## RECORDED INFORMATION
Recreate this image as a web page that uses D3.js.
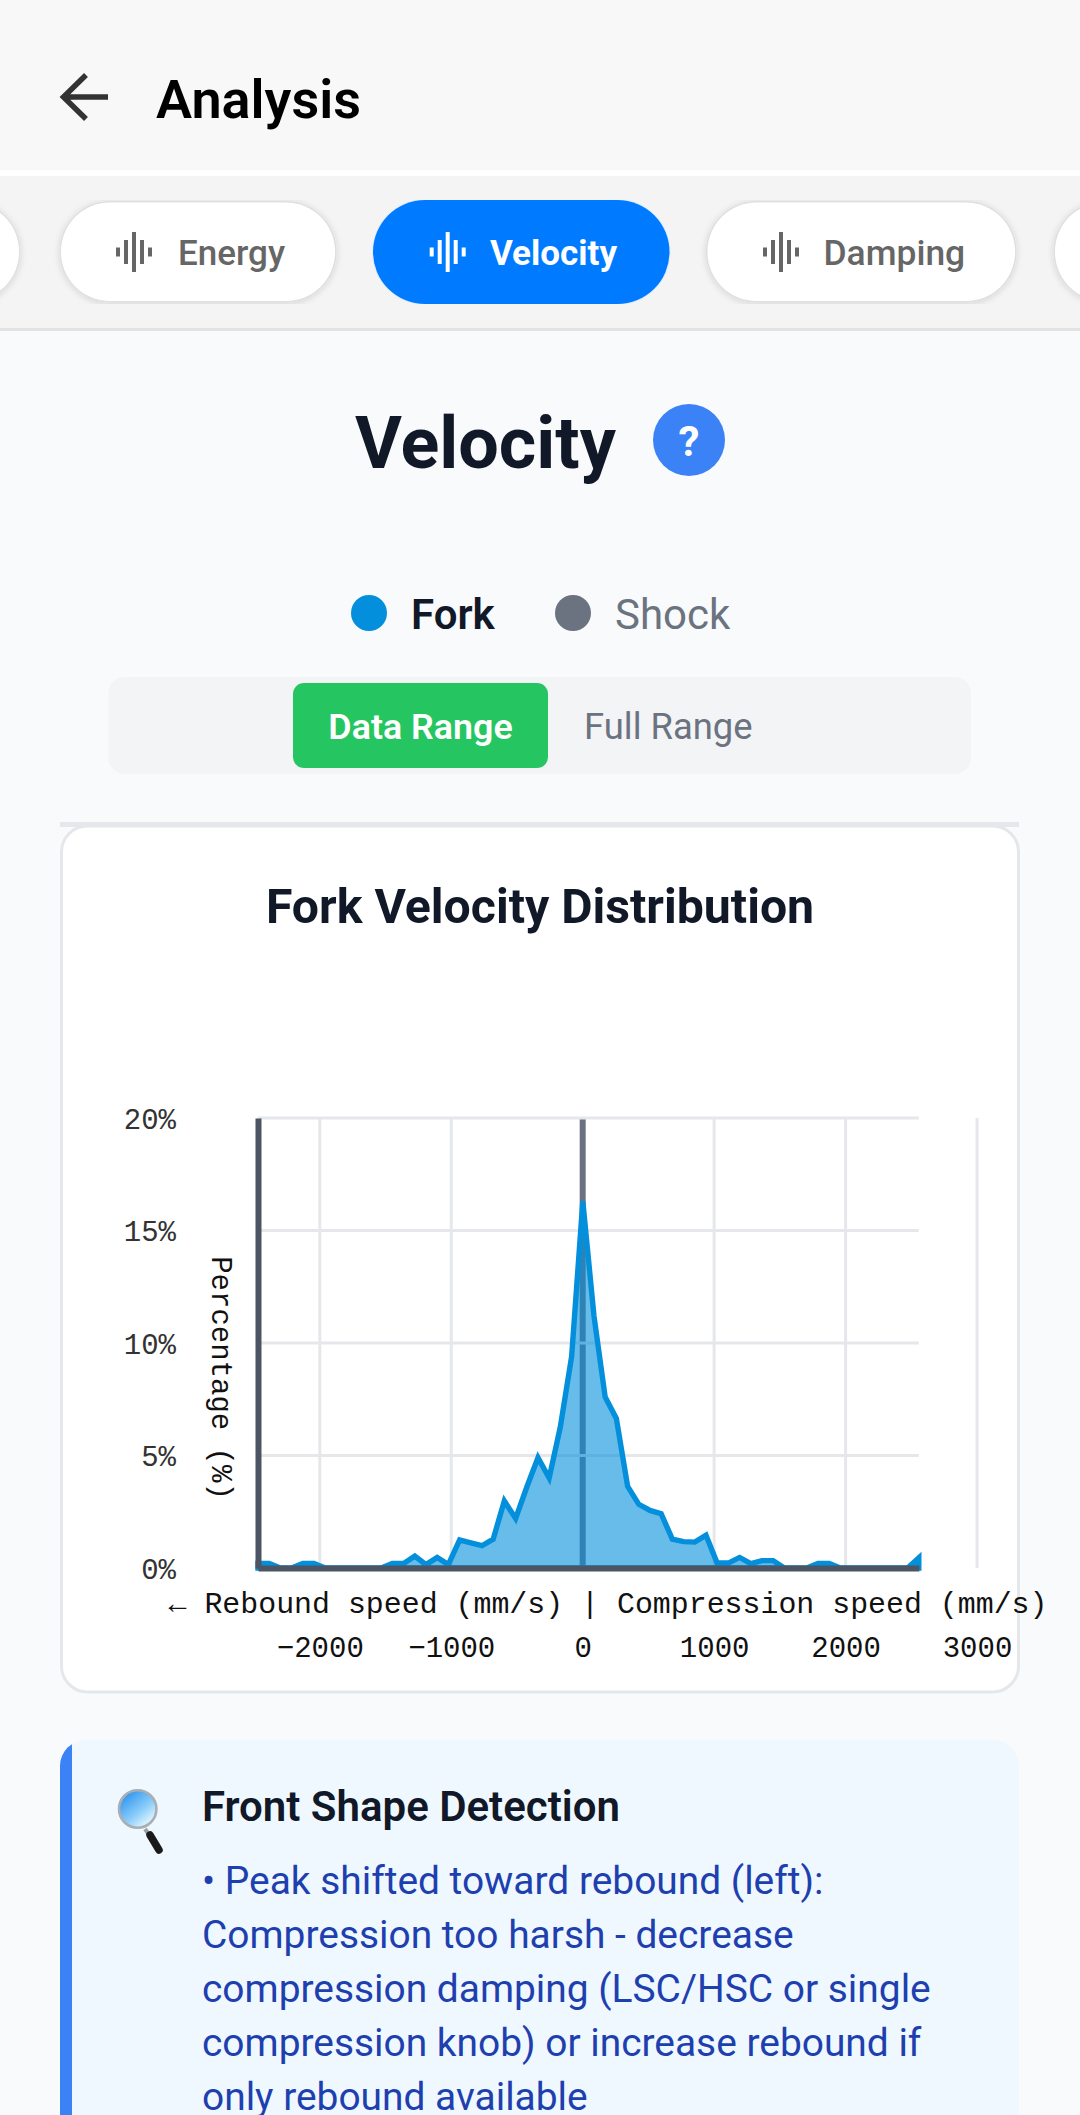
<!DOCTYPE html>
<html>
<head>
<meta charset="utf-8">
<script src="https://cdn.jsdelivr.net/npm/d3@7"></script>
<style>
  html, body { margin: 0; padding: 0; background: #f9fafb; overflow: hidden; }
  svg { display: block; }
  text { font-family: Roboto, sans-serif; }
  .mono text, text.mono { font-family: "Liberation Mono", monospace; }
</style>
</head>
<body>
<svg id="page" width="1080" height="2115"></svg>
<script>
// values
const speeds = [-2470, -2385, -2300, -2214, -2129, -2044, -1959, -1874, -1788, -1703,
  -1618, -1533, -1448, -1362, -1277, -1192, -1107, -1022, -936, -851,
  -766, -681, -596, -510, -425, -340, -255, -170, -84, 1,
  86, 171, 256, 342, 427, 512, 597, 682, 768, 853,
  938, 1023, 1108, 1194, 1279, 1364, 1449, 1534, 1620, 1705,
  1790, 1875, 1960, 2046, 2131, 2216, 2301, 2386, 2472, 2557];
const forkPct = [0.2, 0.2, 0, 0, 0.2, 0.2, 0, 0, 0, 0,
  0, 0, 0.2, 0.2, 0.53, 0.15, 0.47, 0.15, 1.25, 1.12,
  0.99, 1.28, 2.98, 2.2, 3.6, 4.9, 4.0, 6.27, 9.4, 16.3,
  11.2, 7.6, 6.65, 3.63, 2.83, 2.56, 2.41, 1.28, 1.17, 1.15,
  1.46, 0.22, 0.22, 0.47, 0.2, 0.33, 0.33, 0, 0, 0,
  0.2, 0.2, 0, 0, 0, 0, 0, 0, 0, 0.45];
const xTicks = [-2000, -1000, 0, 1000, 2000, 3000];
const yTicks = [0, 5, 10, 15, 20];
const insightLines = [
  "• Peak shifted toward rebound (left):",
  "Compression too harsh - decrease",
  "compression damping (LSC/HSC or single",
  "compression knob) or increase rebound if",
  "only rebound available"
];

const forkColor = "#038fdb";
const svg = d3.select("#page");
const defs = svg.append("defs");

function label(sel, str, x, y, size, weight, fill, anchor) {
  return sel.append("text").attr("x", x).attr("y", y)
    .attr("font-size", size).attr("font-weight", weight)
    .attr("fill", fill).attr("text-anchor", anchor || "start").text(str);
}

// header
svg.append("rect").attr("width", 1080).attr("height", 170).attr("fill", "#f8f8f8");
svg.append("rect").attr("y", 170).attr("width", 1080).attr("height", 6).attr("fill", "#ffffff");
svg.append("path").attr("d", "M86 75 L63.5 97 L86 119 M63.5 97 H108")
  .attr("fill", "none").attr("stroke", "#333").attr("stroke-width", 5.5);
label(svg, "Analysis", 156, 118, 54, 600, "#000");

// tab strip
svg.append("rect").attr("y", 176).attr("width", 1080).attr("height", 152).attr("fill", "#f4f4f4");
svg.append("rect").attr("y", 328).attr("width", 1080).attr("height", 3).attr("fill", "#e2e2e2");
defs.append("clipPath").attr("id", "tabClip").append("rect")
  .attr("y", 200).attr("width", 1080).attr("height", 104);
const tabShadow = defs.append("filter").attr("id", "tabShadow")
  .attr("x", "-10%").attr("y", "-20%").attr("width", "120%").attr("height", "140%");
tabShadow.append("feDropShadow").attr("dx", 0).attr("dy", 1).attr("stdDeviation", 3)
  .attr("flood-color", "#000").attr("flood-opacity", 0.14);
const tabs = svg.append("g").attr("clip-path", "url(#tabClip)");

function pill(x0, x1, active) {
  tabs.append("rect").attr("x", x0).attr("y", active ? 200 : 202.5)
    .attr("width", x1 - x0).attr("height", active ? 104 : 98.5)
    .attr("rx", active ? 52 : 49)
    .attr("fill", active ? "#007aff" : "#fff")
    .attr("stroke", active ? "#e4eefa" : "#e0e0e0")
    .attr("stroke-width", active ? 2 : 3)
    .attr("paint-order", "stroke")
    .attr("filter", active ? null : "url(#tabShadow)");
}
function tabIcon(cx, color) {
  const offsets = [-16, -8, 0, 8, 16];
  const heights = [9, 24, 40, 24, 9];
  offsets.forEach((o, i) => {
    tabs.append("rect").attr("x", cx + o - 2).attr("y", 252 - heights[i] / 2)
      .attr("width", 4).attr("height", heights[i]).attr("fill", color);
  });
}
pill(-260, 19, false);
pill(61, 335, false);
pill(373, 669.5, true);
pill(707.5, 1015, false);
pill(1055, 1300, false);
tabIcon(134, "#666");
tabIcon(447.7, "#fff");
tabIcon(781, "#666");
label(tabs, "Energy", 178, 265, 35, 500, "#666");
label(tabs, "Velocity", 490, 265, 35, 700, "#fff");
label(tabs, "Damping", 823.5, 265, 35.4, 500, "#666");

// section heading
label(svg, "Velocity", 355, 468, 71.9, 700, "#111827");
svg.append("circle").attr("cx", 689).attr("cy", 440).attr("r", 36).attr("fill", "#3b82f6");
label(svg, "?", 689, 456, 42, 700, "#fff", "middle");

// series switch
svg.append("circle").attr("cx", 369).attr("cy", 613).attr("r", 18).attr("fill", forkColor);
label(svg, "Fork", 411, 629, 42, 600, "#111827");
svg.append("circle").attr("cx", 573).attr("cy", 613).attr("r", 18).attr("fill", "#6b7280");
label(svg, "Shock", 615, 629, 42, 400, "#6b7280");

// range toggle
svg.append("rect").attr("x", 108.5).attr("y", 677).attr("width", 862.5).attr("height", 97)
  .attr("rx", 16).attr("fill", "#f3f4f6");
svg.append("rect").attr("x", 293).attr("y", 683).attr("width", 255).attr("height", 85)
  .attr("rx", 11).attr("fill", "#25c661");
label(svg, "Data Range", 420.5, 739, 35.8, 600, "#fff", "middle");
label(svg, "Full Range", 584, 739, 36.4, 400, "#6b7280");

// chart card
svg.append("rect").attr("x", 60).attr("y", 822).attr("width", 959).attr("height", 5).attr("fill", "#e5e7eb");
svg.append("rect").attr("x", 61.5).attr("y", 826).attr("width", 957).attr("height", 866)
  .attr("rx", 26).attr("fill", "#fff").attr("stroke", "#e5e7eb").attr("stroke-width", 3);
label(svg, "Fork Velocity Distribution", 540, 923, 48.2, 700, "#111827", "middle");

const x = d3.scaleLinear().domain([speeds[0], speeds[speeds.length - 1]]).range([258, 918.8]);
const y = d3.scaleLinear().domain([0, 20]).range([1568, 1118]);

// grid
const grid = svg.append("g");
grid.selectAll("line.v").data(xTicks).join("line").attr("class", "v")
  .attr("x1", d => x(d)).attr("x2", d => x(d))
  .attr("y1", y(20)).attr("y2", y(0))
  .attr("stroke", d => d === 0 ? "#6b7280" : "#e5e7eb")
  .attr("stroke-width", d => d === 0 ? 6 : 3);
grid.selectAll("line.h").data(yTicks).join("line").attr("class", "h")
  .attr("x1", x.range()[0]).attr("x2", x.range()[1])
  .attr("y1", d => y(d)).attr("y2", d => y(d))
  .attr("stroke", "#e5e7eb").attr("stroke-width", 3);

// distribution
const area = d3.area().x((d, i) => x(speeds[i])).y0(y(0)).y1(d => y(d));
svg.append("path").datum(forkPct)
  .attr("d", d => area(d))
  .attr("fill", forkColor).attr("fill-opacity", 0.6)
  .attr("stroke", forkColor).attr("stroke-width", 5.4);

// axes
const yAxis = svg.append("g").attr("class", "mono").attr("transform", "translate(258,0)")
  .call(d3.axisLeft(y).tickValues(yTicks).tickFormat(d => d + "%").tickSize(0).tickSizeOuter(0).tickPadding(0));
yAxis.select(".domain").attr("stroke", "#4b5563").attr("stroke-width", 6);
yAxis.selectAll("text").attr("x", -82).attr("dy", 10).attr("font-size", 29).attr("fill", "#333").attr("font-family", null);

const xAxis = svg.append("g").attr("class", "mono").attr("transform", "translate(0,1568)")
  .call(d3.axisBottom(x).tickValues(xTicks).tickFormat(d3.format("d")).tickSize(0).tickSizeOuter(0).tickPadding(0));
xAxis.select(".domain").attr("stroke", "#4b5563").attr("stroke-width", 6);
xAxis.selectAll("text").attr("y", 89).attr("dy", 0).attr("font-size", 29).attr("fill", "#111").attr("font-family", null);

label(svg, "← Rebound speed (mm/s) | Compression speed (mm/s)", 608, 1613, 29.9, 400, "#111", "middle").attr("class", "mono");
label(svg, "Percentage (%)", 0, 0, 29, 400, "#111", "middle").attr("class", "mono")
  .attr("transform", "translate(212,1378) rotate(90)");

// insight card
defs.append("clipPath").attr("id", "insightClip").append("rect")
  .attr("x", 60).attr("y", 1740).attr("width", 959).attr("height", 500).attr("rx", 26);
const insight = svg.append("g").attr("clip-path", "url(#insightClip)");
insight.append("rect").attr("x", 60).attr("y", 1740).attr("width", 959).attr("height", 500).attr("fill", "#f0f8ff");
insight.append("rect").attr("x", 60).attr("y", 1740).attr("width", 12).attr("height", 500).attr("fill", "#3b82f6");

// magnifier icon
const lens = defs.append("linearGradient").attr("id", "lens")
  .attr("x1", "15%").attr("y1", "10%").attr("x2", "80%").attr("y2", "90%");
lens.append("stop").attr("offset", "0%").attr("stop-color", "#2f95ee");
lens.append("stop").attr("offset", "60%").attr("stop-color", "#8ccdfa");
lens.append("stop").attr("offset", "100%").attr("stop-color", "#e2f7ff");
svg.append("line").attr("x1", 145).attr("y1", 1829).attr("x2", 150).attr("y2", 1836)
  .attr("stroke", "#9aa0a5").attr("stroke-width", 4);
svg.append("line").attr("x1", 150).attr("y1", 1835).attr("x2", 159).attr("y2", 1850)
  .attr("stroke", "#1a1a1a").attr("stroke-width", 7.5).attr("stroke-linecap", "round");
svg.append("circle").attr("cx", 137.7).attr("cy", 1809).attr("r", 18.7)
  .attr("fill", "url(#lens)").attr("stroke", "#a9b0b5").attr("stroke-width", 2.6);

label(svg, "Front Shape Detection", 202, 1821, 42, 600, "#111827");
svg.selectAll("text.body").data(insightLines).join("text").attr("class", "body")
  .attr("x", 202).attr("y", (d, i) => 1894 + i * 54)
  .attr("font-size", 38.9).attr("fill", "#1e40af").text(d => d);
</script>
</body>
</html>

## EXERCISE DESCRIPTION
Gather all the lines that include the word "page" and copy them out.

## ANSWER
Recreate this image as a web page that uses D3.js.
<svg id="page" width="1080" height="2115"></svg>
const svg = d3.select("#page");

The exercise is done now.